Payment of Fee for Consultation (Revised)
Opinion rules that when a lawyer charges a fee for a consultation, and the lawyer accepts payment, there is a client-lawyer relationship for the purposes of the Rules of Professional Conduct.
John Doe consulted Attorney A about a property line dispute with Mr. Doe's neighbor. At the request of Attorney A, Mr. Doe paid Attorney A a consultation fee of $100, which was accepted by Attorney A. Thereafter, Mr. Doe hired another lawyer to represent him in the property dispute.
Attorney A contends that Mr. Doe was a "prospective client," as that term is defined and addressed in Rule 1.18, Duties to Prospective Client, and that he owes Mr. Doe only the protections afforded a prospective client. Is Attorney A correct?
No. A client-lawyer relationship may be formed in an initial consultation although no legal fee is paid. However, a client-lawyer relationship is unequivocally established, for the purposes of the Rules of Professional Conduct, when a lawyer charges a fee for a service, regardless of how limited, and the fee is paid. The duties of loyalty and confidentiality exist with respect to the matter discussed. Rule 1.7. If the client does not retain the lawyer for further assistance, the client becomes a former client.

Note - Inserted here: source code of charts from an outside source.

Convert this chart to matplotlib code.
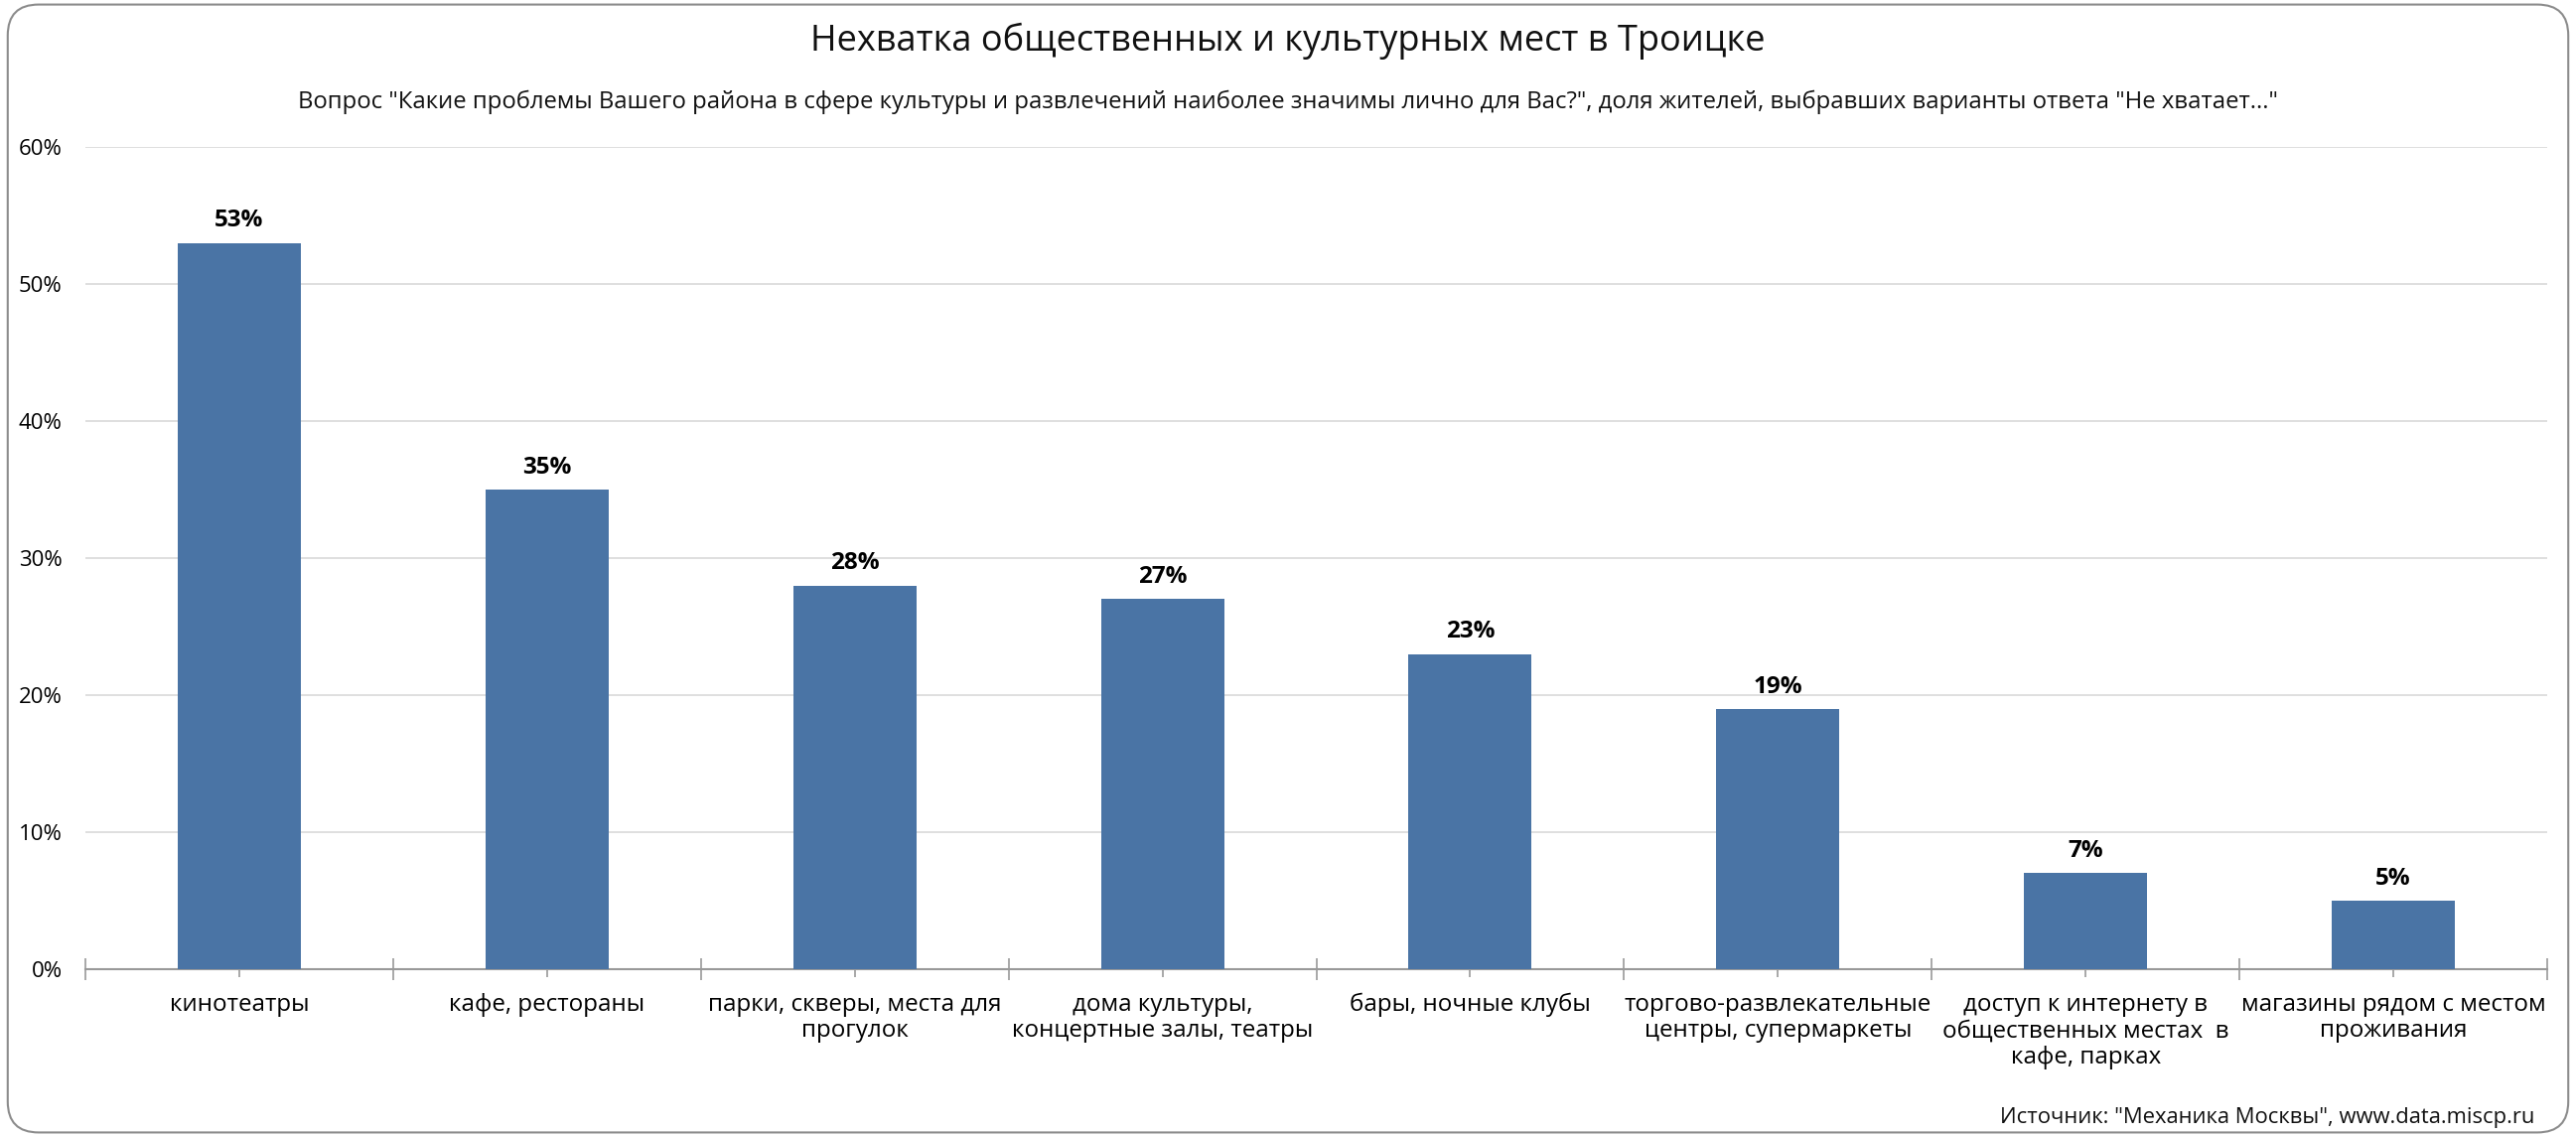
import numpy as np
import matplotlib.pyplot as plt
from matplotlib.patches import FancyBboxPatch

plt.rcParams['font.family'] = ['Open Sans', 'DejaVu Sans']

categories = ['кинотеатры', 'кафе, рестораны', 'парки, скверы, места для\nпрогулок',
              'дома культуры,\nконцертные залы, театры', 'бары, ночные клубы',
              'торгово-развлекательные\nцентры, супермаркеты',
              'доступ к интернету в\nобщественных местах  в\nкафе, парках',
              'магазины рядом с местом\nпроживания']
values = [53, 35, 28, 27, 23, 19, 7, 5]
yticks = [0, 10, 20, 30, 40, 50, 60]

bar_color = '#4A74A5'

fig = plt.figure(figsize=(25.94, 11.45), dpi=100)
# rounded frame round the whole picture
frame = FancyBboxPatch((0.003, 0.004), 0.994, 0.992, boxstyle='round,pad=0,rounding_size=0.012',
                       transform=fig.transFigure, fill=False, edgecolor='#8c8c8c', linewidth=1.5,
                       mutation_aspect=2594 / 1145)
fig.patches.append(frame)

ax = fig.add_axes([0.0332, 0.1476, 0.9556, 0.7231])
x = np.arange(len(values))
ax.bar(x, values, width=0.4, color=bar_color, zorder=3)

for xi, v in zip(x, values):
    ax.annotate(f'{v}%', (xi, v), xytext=(0, 16), textcoords='offset points',
                ha='center', va='center', fontsize=17.5, fontweight='bold', color='black')

ax.set_xlim(-0.5, len(values) - 0.5)
ax.set_ylim(0, 60)
ax.set_yticks(yticks)
ax.set_yticklabels([f'{t}%' for t in yticks], fontsize=16)
ax.tick_params(axis='y', length=0, pad=17)
ax.yaxis.grid(True, color='#d9d9d9', linewidth=1.2, zorder=0)

ax.set_xticks(np.arange(-0.5, len(values) + 0.5, 1))
ax.set_xticklabels([])
ax.set_xticks(x, minor=True)
ax.set_xticklabels(categories, minor=True, fontsize=17.4, linespacing=1.15)
ax.tick_params(axis='x', which='major', direction='inout', length=16, color='#999999', width=1.2)
ax.tick_params(axis='x', which='minor', direction='inout', length=12, color='#999999', width=1.2, pad=11)

for s in ['top', 'right', 'left']:
    ax.spines[s].set_visible(False)
ax.spines['bottom'].set_color('#999999')
ax.spines['bottom'].set_linewidth(1.5)

fig.text(0.5, 1 - 41 / 1145, 'Нехватка общественных и культурных мест в Троицке',
         ha='center', va='center', fontsize=26, color='#111111')
fig.text(0.5, 1 - 103 / 1145,
         'Вопрос "Какие проблемы Вашего района в сфере культуры и развлечений наиболее значимы лично для Вас?", '
         'доля жителей, выбравших варианты ответа "Не хватает..."',
         ha='center', va='center', fontsize=17.2, color='#111111')
fig.text(2552 / 2594, 1 - 1125 / 1145, 'Источник: "Механика Москвы", www.data.miscp.ru',
         ha='right', va='center', fontsize=15.8, color='#111111')

fig.savefig('out.png', dpi=100)
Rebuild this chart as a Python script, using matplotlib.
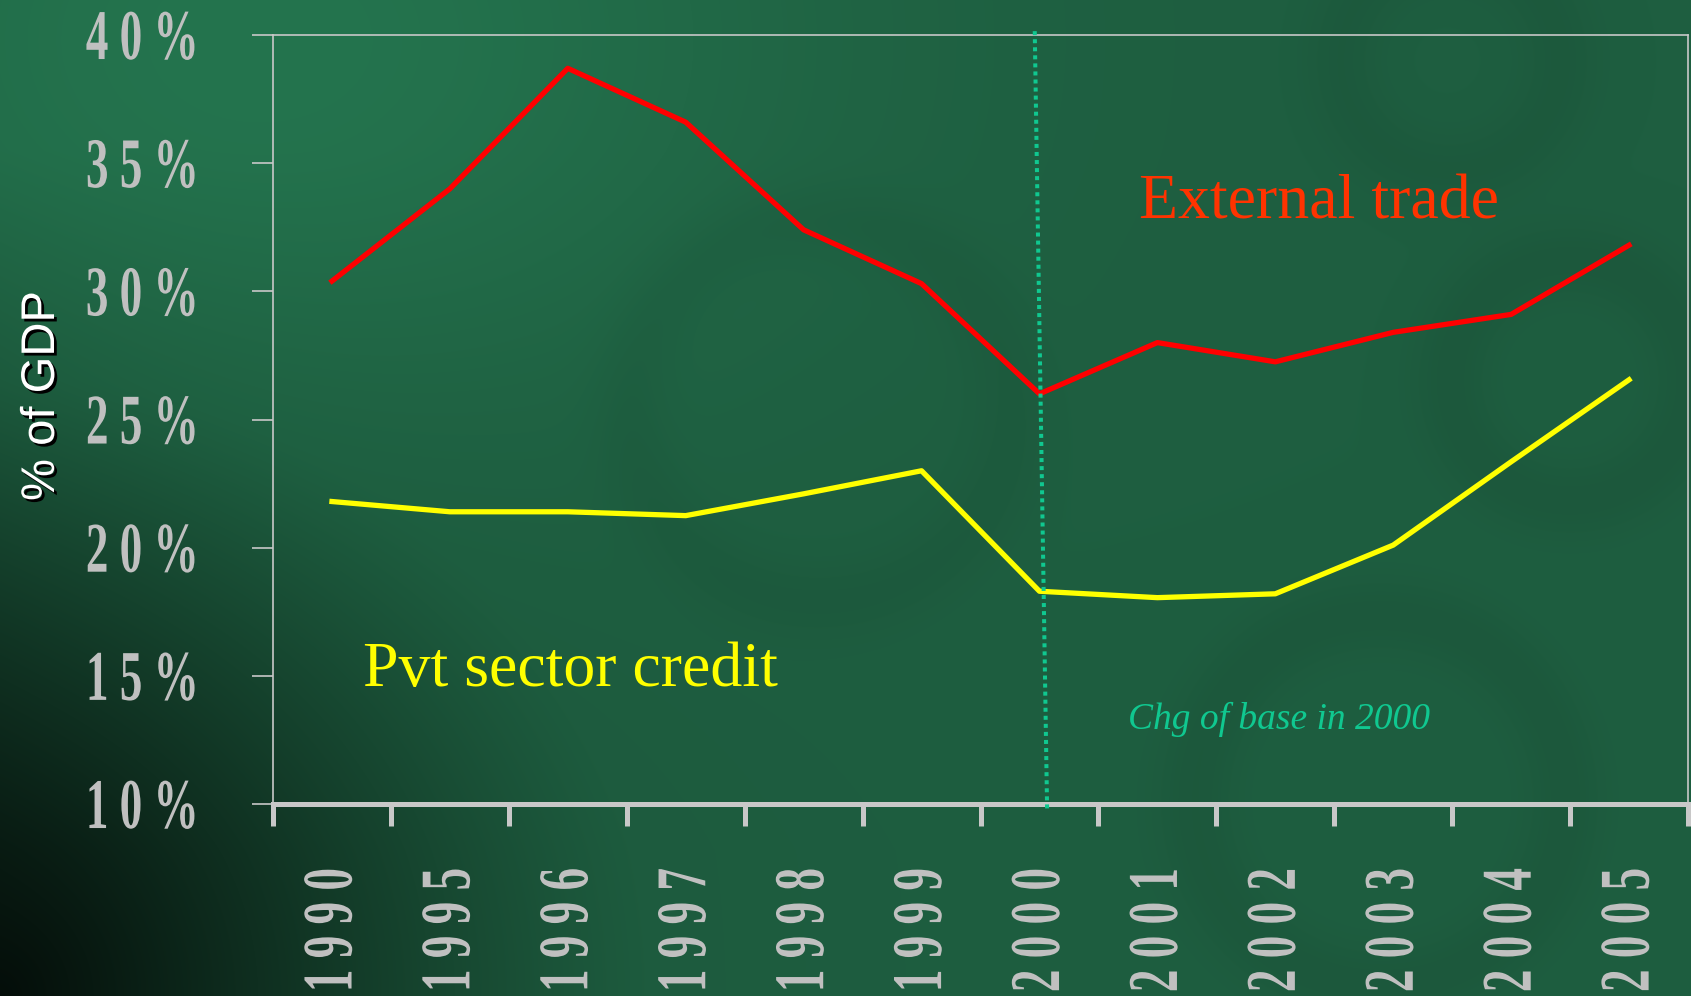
import numpy as np
import matplotlib
matplotlib.use("Agg")
import matplotlib.pyplot as plt
from matplotlib.patheffects import AbstractPathEffect, SimplePatchShadow, Normal
from matplotlib.transforms import Affine2D

# ---------------- data ----------------
years = ['1990', '1995', '1996', '1997', '1998', '1999',
         '2000', '2001', '2002', '2003', '2004', '2005']
external_trade = [30.4, 34.0, 38.7, 36.6, 32.4, 30.3, 26.0, 28.0, 27.25, 28.4, 29.1, 31.8]
pvt_credit = [21.8, 21.4, 21.4, 21.25, 22.1, 23.0, 18.3, 18.05, 18.2, 20.1, 23.35, 26.55]
y_ticks = [10, 15, 20, 25, 30, 35, 40]
base_change_year = '2000'

SERIF = ['Liberation Serif', 'DejaVu Serif']
SANS = ['Liberation Sans', 'DejaVu Sans']


class Stretch(AbstractPathEffect):
    """Draw glyphs taller than their layout size (tall, condensed look)."""
    def __init__(self, sy):
        super().__init__()
        self.sy = sy

    def draw_path(self, renderer, gc, tpath, affine, rgbFace=None):
        ext = tpath.get_extents()
        cy = (ext.y0 + ext.y1) / 2
        t = Affine2D().translate(0, -cy).scale(1, self.sy).translate(0, cy)
        renderer.draw_path(gc, tpath, t + affine, rgbFace)


def spaced(s):
    return ' '.join(s)


W, H, DPI = 1691, 996, 100
fig = plt.figure(figsize=(W / DPI, H / DPI), dpi=DPI)

# ---------------- background ----------------
yy, xx = np.mgrid[0:H, 0:W].astype(float)
img = np.ones((H, W, 3)) * np.array([30, 94, 64], float)
glow = np.exp(-(((xx - 260) / 520) ** 2 + ((yy - 40) / 380) ** 2))
img += glow[..., None] * np.array([6, 22, 14])
d = np.sqrt((xx / 650) ** 2 + ((H - yy) / 620) ** 2)
dark = np.clip(1 - d, 0, 1) ** 1.2
img *= (1 - 0.78 * dark)[..., None]
edge = np.exp(-xx / 260) * 0.35 * np.clip((yy - 150) / 700, 0, 1)
img *= (1 - edge)[..., None]
for cx, cy, r, s in [(1380, 800, 185, 0.06), (820, 410, 190, 0.045),
                     (1570, 380, 120, 0.06), (1450, 60, 110, 0.05)]:
    rr = np.sqrt((xx - cx) ** 2 + (yy - cy) ** 2)
    ring = np.exp(-((rr - r) / 40) ** 2)
    img *= (1 - s * ring)[..., None]
img = np.clip(img, 0, 255) / 255
bg = fig.add_axes([0, 0, 1, 1], zorder=-10)
bg.imshow(img, aspect='auto', interpolation='bilinear')
bg.axis('off')

# ---------------- main axes ----------------
ax = fig.add_axes([273 / W, 1 - 804 / H, (1688 - 273) / W, (804 - 35) / H])
ax.set_facecolor('none')
x = np.arange(len(years))
ax.plot(x, external_trade, color='#FF0000', lw=3.8, zorder=3)
ax.plot(x, pvt_credit, color='#FFFF00', lw=3.8, zorder=3)
ax.set_xlim(-0.5, len(years) - 0.5)
ax.set_ylim(min(y_ticks), max(y_ticks))

ib = years.index(base_change_year)
ax.plot([ib - 0.04, ib + 0.065], [max(y_ticks) + 0.15, min(y_ticks) - 0.25],
        color='#10C890', lw=2.9, dashes=(1.0, 1.0), dash_capstyle='butt',
        clip_on=False, zorder=4)

spine_col = '#C8C8C8'
for side in ['left', 'top', 'right']:
    ax.spines[side].set_color(spine_col)
    ax.spines[side].set_linewidth(1.2)
ax.spines['bottom'].set_color(spine_col)
ax.spines['bottom'].set_linewidth(3.6)

LABEL_SIZE = 32.5
ax.set_xticks(x, labels=[spaced(yr) for yr in years])
ax.set_xticks(np.arange(len(years) + 1) - 0.5, minor=True)
ax.tick_params(axis='x', which='major', length=0, pad=46, labelrotation=90,
               labelsize=LABEL_SIZE, labelcolor='#C0C0C0')
ax.tick_params(axis='x', which='minor', length=16, width=3.6, color=spine_col,
               direction='out')
ax.set_yticks(y_ticks, labels=[spaced(f'{v}%') for v in y_ticks])
ax.tick_params(axis='y', length=15, width=1.2, color=spine_col, pad=38.5,
               labelsize=LABEL_SIZE, labelcolor='#C0C0C0')

for lbl in ax.get_xticklabels() + ax.get_yticklabels():
    lbl.set_fontfamily(SERIF)
    lbl.set_fontweight('bold')
    lbl.set_path_effects([Stretch(1.58)])

ax.text(0.612, 0.762, 'External trade', transform=ax.transAxes, color='#FF3300',
        fontsize=46, family=SERIF, ha='left', va='baseline')
ax.text(0.0636, 0.1534, 'Pvt sector credit', transform=ax.transAxes, color='#FFFF00',
        fontsize=46, family=SERIF, ha='left', va='baseline')
ax.text(0.604, 0.0975, 'Chg of base in 2000', transform=ax.transAxes, color='#10C890',
        fontsize=27, family=SERIF, style='italic', ha='left', va='baseline')

fig.text(42 / W, 1 - 396 / H, '% of GDP', rotation=90, ha='center', va='center',
         color='white', fontsize=34, family=SANS,
         path_effects=[SimplePatchShadow(offset=(2, -2), shadow_rgbFace='black', alpha=1.0),
                       Normal()])

fig.savefig('out.png', dpi=DPI)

Ordinarily, a person who discusses the possibility of forming a client-lawyer relationship with respect to a matter is a prospective client. A prospective client receives some, but not all, of the protections afforded clients and former clients. Rule 1.18. However, when a lawyer charges a fee that the heretofore prospective client pays, in exchange for the lawyer's time and/or advice, a client-lawyer relationship exists with respect to the provision of that service. If the representation proceeds no further—for example, the client does not retain the lawyer for additional assistance—the client becomes a former client. Rule 1.9.